At Accepted Students Day at Howard University, I met Dr. Legand Burge, Howard’s computer science department chair. He told me my Introduction to Computer Science course would be taught by a Google employee — and while I didn’t know much about the company at the time, I knew this was a unique opportunity.
My instructor, Scott Joseph, had a great approach to teaching: His philosophy was giving students opportunities to learn and explore, not weeding them out with challenging curriculum. We could submit work multiple times, and were encouraged to ask him anything about computer science and how it plays a part in his work at Google.
Before coming to Howard, I had only been taught by three Black teachers. Learning from Scott, a Black man, was foundational to me. Learning from him gave me not only confidence, but also a sense of belonging. It inspired me to follow in his footsteps not only as a future Google employee, but also as a Google in Residence instructor.
I visited Scott’s office hours for homework assignment guidance and, most importantly, interview prep. My classmates and I wouldn’t have known what an interview for a software engineering internship was like had Scott not prepared us. Thanks to his help, I eventually reached my goal, landing three internships at Google and ultimately accepting a full-time role in 2019.
Andre (right) during a 2017 internship, one of three Google internships he credits GIR with helping him land. Ernest Holmes (left) also went through the GIR program as a student and now works at Google on the GIR and Tech Exchange team.
After gaining a few years of experience at Google, I joined the 2022 Google in Residence instructor group. I returned to my alma mater, Howard, and taught 240 students the same skills and key lessons Scott taught my classmates and me.
Andre (right), now a GIR instructor, celebrating the end of semester at dinner with his TAs.

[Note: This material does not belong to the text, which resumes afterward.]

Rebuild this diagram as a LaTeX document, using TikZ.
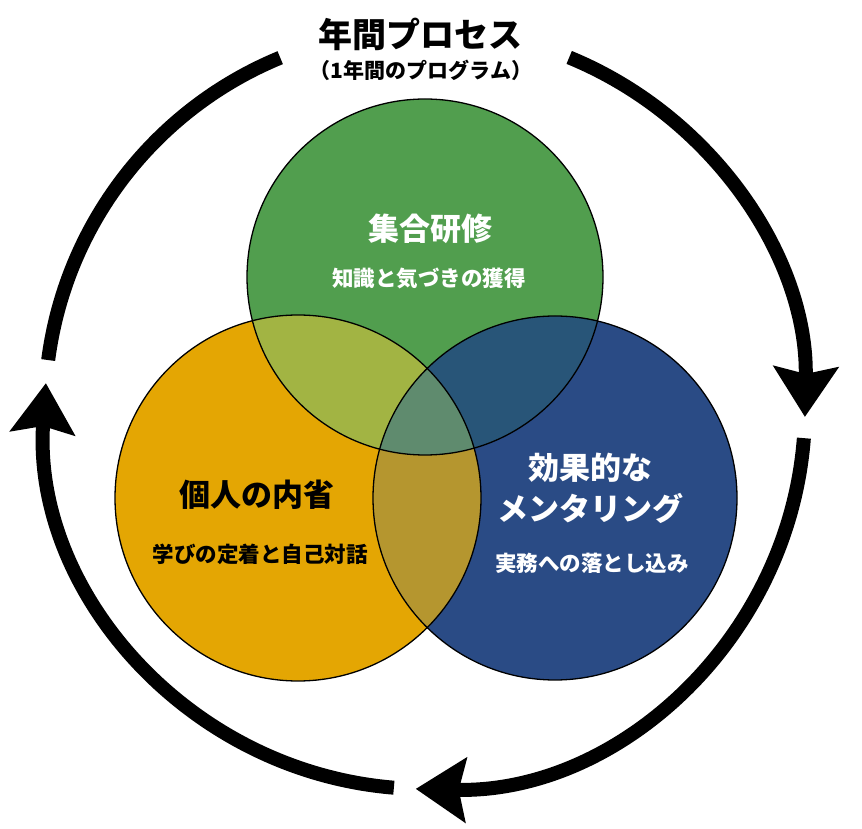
\documentclass[tikz,border=0pt]{standalone}
\usepackage{fontspec}
\newfontfamily\jp{Noto Sans CJK JP}
\usetikzlibrary{arrows.meta}
\definecolor{cgreen}{HTML}{519E4E}
\definecolor{corange}{HTML}{E4A603}
\definecolor{cblue}{HTML}{2A4B85}
\definecolor{cgo}{HTML}{A2B443}
\definecolor{cgb}{HTML}{285578}
\definecolor{cob}{HTML}{B5962F}
\definecolor{cgob}{HTML}{5F8B6E}
\tikzset{
  ringline/.style={line width=14pt, line cap=butt, black},
  bigarrow/.style={-{Stealth[length=50pt,width=64pt,inset=7pt]}},
  outline/.style={draw=black, line width=1.3pt},
  bigtext/.style={font=\jp\bfseries\fontsize{31pt}{41pt}\selectfont, align=center, inner sep=0pt},
  smalltext/.style={font=\jp\bfseries\fontsize{21.5pt}{26pt}\selectfont, inner sep=0pt},
}
\begin{document}
\begin{tikzpicture}[x=1pt,y=1pt]
\useasboundingbox (0,0) rectangle (862,828);
\coordinate (ring) at (425,419);
\coordinate (G) at (425,551);
\coordinate (O) at (298,330);
\coordinate (B) at (555,330);
\def\rg{178}\def\ro{183}\def\rb{182}
% base circles
\fill[cgreen] (G) circle[radius=\rg];
\fill[corange] (O) circle[radius=\ro];
\fill[cblue] (B) circle[radius=\rb];
% pairwise overlaps
\begin{scope}\clip (G) circle[radius=\rg]; \fill[cgo] (O) circle[radius=\ro];\end{scope}
\begin{scope}\clip (G) circle[radius=\rg]; \fill[cgb] (B) circle[radius=\rb];\end{scope}
\begin{scope}\clip (O) circle[radius=\ro]; \fill[cob] (B) circle[radius=\rb];\end{scope}
\begin{scope}\clip (G) circle[radius=\rg]; \clip (O) circle[radius=\ro]; \fill[cgob] (B) circle[radius=\rb];\end{scope}
% outlines
\draw[outline] (G) circle[radius=\rg];
\draw[outline] (O) circle[radius=\ro];
\draw[outline] (B) circle[radius=\rb];
% ring
\draw[ringline] (ring) ++(172.6:380) arc[start angle=172.6, end angle=112.4, radius=380];
\draw[ringline,bigarrow] (ring) ++(67.7:380) arc[start angle=67.7, end angle=-1.2, radius=380];
\draw[ringline,bigarrow] (ring) ++(-4.4:380) arc[start angle=-4.4, end angle=-91.4, radius=380];
\draw[ringline,bigarrow] (ring) ++(-94.7:380) arc[start angle=-94.7, end angle=-183.9, radius=380];
% texts
\node[font=\jp\bfseries\fontsize{34pt}{40pt}\selectfont, inner sep=0pt] (title) at (420,794) {年間プロセス};
\node[font=\jp\bfseries\fontsize{21pt}{26pt}\selectfont, inner sep=0pt] (subtitle) at (421,758) {（1年間のプログラム）};
\node[bigtext, text=white] (gt) at (430,599) {集合研修};
\node[smalltext, text=white] (gs) at (429,550) {知識と気づきの獲得};
\node[bigtext, text=black] (ot) at (257,333) {個人の内省};
\node[smalltext, text=black] (os) at (260,274) {学びの定着と自己対話};
\node[bigtext, text=white] (bt) at (590,340) {効果的な\\メンタリング};
\node[smalltext, text=white] (bs) at (592,265) {実務への落とし込み};
\end{tikzpicture}
\end{document}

As I reflect on my time as a Google in Residence instructor, I’ve realized how much I learned from both sides of the program. Many partner universities are understaffed and professors are spread thin. But as a Google in Residence instructor, I was able to help by giving students real-world, firsthand knowledge. Being an educator is much more than teaching course material — counseling, mentoring, and preparing students for their future careers is key to their development. The hands-on engagement I received as a student in the GIR program helped me understand and meet the needs of my own students once I became an instructor.
The tenth anniversary of the Google in Residence program marks a decade of providing equitable education and career development opportunities to students from underrepresented groups looking to break into tech. This program’s success is evident in the growing number of alumni who now work in various tech roles across the sector. As a former student of the program, I was proud to see my former students develop the skills and confidence needed to pursue careers in tech, just like I did.